Republican Sens. Ted Cruz (Tex.) and Josh Hawley (Mo.) face intense calls to be censured or expelled from Congress for their leading roles in the effort to object to the certification of the electoral college vote last week. Unless those men, or others who also objected post-riot, can be shown to have intended for their efforts to lead to the violent insurrection at the Capitol, there is only one response to these calls consistent with American democracy: No.

Objecting to the electoral college vote counting is not new. Democratic members of the House did the same thing in 2005, 2011 and 2017. The latter two objections did not lead to a congressional debate because they were not joined by a senator. Still, in 2005, House Democratic objectors did force a debate on Ohio’s electoral college votes, thanks to an objection from Sen. Barbara Boxer (D-Calif.). Ohio’s votes provided the margin by which President George W. Bush defeated John F. Kerry that year. Had the objectors won, Congress would have overturned the election — what is now called an assault on democracy — just as much as if the Republican objectors had prevailed last week.

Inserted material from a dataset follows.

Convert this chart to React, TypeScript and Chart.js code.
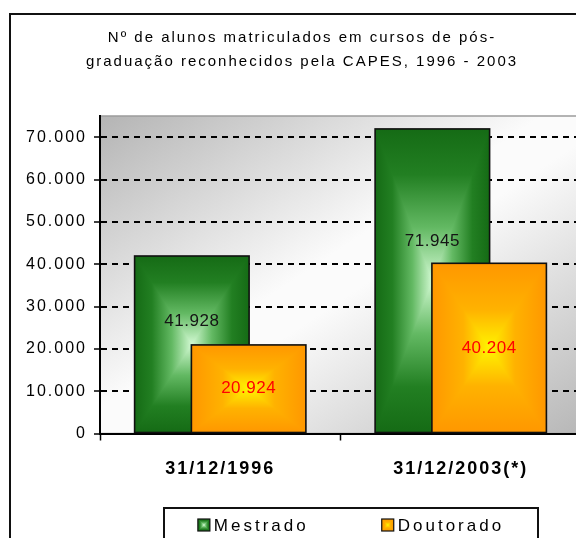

If this alone merits expulsion or censure, then every one of the 31 House Democrats who backed the objection and are still in Congress should also face the music. That would include House Majority Whip Rep. James E. Clyburn (S.C.), the third-highest ranking House Democrat, and Sen. Edward J. Markey (Mass.). One might also question the motives of the 132 House members, most of whom were Democrats, who chose not to vote rather than affirm Ohio’s results. These members include House Majority Leader Steny H. Hoyer (Md.). Clearly, no one will censure members for doing what was legally within their power to do, no matter how distasteful it appears. And if censure for objection is wrong, clearly so is expulsion.

The real issue is whether continuing with such an objection after the riot changes the equation. Again, the answer is no. That’s because voting to sustain the objection is not an endorsement of the riot or a violent overthrow of the U.S. government. One can (wrongly) believe the election was stolen while also believing that democratic remedies are the only appropriate solution. Neither of those beliefs warrants expulsion or censure.

Even members who supported the march in word or deed before it devolved into a riot should not face the consequences. The march may have been distasteful to many, but so long as it was peaceful, it was perfectly acceptable for Republicans to support it. If doing so weren’t acceptable, then any member who helps to organize a mass rally that is disliked by a super majority of Congress could be at risk of expulsion or censure. We cannot have a democracy where minorities are subject to sanction when they legally protest against an existing majority.

This calculus changes if it can be proven that a Republican supported the march with the intent that it turn violent. In that case, the member would not be acting within the bounds of acceptable democratic behavior. He or she would have acted with the intent to cause an insurrection. Those who attempt to overthrow the government through insurrection or violence no longer should be permitted to operate within a democratic body. Their acts, even if they did not come to fruition, would show they cannot loyally discharge their oaths of office and thus cannot sit in Congress.

Early on Jan. 6, The Post's Kate Woodsome saw signs of the violence to come hours before thousands of Trump loyalists besieged the Capitol. (The Washington Post)

This is why Congress properly expelled members during the Civil War. Ten senators were expelled in 1861 for joining the Confederacy after their states seceded, as were four others during the course of the war for “offering aid to the Confederacy.” Three House members were also expelled then for their support of the Confederacy. The only other members who have been successfully expelled were a senator who was charged with conspiracy against the United States in 1797 and two members who were convicted of felonies.

One may doubt whether it would be even constitutional to expel someone in the absence of clear felonious behavior or treasonable acts. In 1967, the House refused to seat Adam Clayton Powell Jr., a Democrat from New York, for what it held was misuse of public funds. But Powell challenged his this action in court, which threw out Powell’s exclusion and held that Congress was required to seat anyone who met the qualifications set out in Article I of the Constitution. The case does not consider whether expulsions are governed by the same standard, but the 200-plus year history of congressional expulsions clearly shows that only specific and overt acts of felonious behavior or rejection of the authority of the United States can justify expulsion.

Objecting to the legitimacy of the electoral college votes was wrong, both last week and in 2005. Objecting to them last week after the riot was politically tone-deaf and absurd. The remedy for such reckless behavior, however, properly rests with the voters, not Congress.